**Collected data:**
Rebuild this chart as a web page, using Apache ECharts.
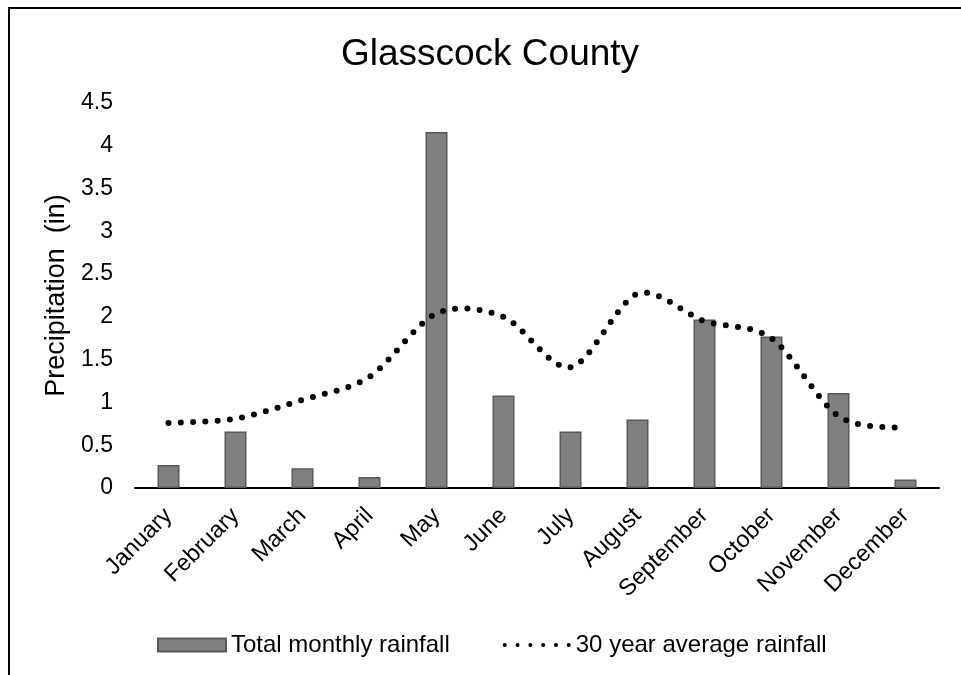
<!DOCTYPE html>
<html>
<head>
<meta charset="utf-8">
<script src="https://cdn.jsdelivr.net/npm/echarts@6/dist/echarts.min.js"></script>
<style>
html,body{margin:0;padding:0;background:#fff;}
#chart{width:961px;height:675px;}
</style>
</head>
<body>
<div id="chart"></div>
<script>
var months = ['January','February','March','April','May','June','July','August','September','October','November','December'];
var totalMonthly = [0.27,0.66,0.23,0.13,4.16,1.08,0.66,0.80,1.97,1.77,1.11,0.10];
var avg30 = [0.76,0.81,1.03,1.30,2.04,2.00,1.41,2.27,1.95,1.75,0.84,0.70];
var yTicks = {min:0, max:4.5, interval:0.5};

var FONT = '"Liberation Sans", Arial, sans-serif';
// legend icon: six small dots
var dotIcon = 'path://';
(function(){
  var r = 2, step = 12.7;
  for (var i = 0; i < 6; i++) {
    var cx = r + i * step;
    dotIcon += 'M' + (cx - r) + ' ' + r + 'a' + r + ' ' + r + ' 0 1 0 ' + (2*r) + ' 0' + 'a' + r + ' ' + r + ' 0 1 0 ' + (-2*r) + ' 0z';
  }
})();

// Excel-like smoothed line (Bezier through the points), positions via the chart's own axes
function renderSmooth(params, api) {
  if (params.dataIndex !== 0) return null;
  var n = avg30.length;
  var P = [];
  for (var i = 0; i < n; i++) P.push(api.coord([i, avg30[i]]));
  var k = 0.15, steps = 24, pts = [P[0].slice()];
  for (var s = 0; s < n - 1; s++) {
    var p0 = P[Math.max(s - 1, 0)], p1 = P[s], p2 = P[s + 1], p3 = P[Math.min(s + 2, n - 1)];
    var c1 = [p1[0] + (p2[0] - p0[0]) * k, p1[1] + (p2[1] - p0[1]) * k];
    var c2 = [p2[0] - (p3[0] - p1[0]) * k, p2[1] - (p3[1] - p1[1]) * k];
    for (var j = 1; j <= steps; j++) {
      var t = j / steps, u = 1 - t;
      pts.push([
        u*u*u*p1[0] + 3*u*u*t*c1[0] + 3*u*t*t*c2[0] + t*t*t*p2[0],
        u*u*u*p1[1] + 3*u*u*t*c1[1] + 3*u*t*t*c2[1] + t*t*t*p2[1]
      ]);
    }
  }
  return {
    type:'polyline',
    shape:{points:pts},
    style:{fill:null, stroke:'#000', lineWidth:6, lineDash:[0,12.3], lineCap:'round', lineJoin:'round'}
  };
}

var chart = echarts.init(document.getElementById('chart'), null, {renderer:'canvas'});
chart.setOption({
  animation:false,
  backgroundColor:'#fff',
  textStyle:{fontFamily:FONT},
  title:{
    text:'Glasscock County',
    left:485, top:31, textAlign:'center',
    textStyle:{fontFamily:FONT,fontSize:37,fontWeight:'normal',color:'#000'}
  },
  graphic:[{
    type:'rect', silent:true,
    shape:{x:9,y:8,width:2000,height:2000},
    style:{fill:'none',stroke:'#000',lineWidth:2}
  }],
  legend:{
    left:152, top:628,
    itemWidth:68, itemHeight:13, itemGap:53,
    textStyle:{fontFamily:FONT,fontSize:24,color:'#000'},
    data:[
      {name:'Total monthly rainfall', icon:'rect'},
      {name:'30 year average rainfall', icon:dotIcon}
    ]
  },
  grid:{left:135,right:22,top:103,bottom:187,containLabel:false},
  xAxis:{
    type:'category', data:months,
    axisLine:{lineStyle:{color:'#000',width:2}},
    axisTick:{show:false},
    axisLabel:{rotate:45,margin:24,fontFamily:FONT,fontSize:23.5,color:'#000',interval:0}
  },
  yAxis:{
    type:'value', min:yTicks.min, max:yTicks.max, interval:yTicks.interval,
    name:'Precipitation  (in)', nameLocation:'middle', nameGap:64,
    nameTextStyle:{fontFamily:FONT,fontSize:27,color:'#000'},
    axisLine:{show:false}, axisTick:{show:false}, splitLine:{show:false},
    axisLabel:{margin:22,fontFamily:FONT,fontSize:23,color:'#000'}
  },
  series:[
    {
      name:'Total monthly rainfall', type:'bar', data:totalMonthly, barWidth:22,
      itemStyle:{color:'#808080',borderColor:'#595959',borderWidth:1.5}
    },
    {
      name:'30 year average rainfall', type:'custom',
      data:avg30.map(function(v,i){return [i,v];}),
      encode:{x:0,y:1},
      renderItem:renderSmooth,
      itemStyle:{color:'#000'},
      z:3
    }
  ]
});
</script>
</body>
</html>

**Exercise objective:**
Print the complete listing exactly as it stands, without its pictures.

**The response:**
Rebuild this chart as a web page, using Apache ECharts.
<!DOCTYPE html>
<html>
<head>
<meta charset="utf-8">
<script src="https://cdn.jsdelivr.net/npm/echarts@6/dist/echarts.min.js"></script>
<style>
html,body{margin:0;padding:0;background:#fff;}
#chart{width:961px;height:675px;}
</style>
</head>
<body>
<div id="chart"></div>
<script>
var months = ['January','February','March','April','May','June','July','August','September','October','November','December'];
var totalMonthly = [0.27,0.66,0.23,0.13,4.16,1.08,0.66,0.80,1.97,1.77,1.11,0.10];
var avg30 = [0.76,0.81,1.03,1.30,2.04,2.00,1.41,2.27,1.95,1.75,0.84,0.70];
var yTicks = {min:0, max:4.5, interval:0.5};

var FONT = '"Liberation Sans", Arial, sans-serif';
// legend icon: six small dots
var dotIcon = 'path://';
(function(){
  var r = 2, step = 12.7;
  for (var i = 0; i < 6; i++) {
    var cx = r + i * step;
    dotIcon += 'M' + (cx - r) + ' ' + r + 'a' + r + ' ' + r + ' 0 1 0 ' + (2*r) + ' 0' + 'a' + r + ' ' + r + ' 0 1 0 ' + (-2*r) + ' 0z';
  }
})();

// Excel-like smoothed line (Bezier through the points), positions via the chart's own axes
function renderSmooth(params, api) {
  if (params.dataIndex !== 0) return null;
  var n = avg30.length;
  var P = [];
  for (var i = 0; i < n; i++) P.push(api.coord([i, avg30[i]]));
  var k = 0.15, steps = 24, pts = [P[0].slice()];
  for (var s = 0; s < n - 1; s++) {
    var p0 = P[Math.max(s - 1, 0)], p1 = P[s], p2 = P[s + 1], p3 = P[Math.min(s + 2, n - 1)];
    var c1 = [p1[0] + (p2[0] - p0[0]) * k, p1[1] + (p2[1] - p0[1]) * k];
    var c2 = [p2[0] - (p3[0] - p1[0]) * k, p2[1] - (p3[1] - p1[1]) * k];
    for (var j = 1; j <= steps; j++) {
      var t = j / steps, u = 1 - t;
      pts.push([
        u*u*u*p1[0] + 3*u*u*t*c1[0] + 3*u*t*t*c2[0] + t*t*t*p2[0],
        u*u*u*p1[1] + 3*u*u*t*c1[1] + 3*u*t*t*c2[1] + t*t*t*p2[1]
      ]);
    }
  }
  return {
    type:'polyline',
    shape:{points:pts},
    style:{fill:null, stroke:'#000', lineWidth:6, lineDash:[0,12.3], lineCap:'round', lineJoin:'round'}
  };
}

var chart = echarts.init(document.getElementById('chart'), null, {renderer:'canvas'});
chart.setOption({
  animation:false,
  backgroundColor:'#fff',
  textStyle:{fontFamily:FONT},
  title:{
    text:'Glasscock County',
    left:485, top:31, textAlign:'center',
    textStyle:{fontFamily:FONT,fontSize:37,fontWeight:'normal',color:'#000'}
  },
  graphic:[{
    type:'rect', silent:true,
    shape:{x:9,y:8,width:2000,height:2000},
    style:{fill:'none',stroke:'#000',lineWidth:2}
  }],
  legend:{
    left:152, top:628,
    itemWidth:68, itemHeight:13, itemGap:53,
    textStyle:{fontFamily:FONT,fontSize:24,color:'#000'},
    data:[
      {name:'Total monthly rainfall', icon:'rect'},
      {name:'30 year average rainfall', icon:dotIcon}
    ]
  },
  grid:{left:135,right:22,top:103,bottom:187,containLabel:false},
  xAxis:{
    type:'category', data:months,
    axisLine:{lineStyle:{color:'#000',width:2}},
    axisTick:{show:false},
    axisLabel:{rotate:45,margin:24,fontFamily:FONT,fontSize:23.5,color:'#000',interval:0}
  },
  yAxis:{
    type:'value', min:yTicks.min, max:yTicks.max, interval:yTicks.interval,
    name:'Precipitation  (in)', nameLocation:'middle', nameGap:64,
    nameTextStyle:{fontFamily:FONT,fontSize:27,color:'#000'},
    axisLine:{show:false}, axisTick:{show:false}, splitLine:{show:false},
    axisLabel:{margin:22,fontFamily:FONT,fontSize:23,color:'#000'}
  },
  series:[
    {
      name:'Total monthly rainfall', type:'bar', data:totalMonthly, barWidth:22,
      itemStyle:{color:'#808080',borderColor:'#595959',borderWidth:1.5}
    },
    {
      name:'30 year average rainfall', type:'custom',
      data:avg30.map(function(v,i){return [i,v];}),
      encode:{x:0,y:1},
      renderItem:renderSmooth,
      itemStyle:{color:'#000'},
      z:3
    }
  ]
});
</script>
</body>
</html>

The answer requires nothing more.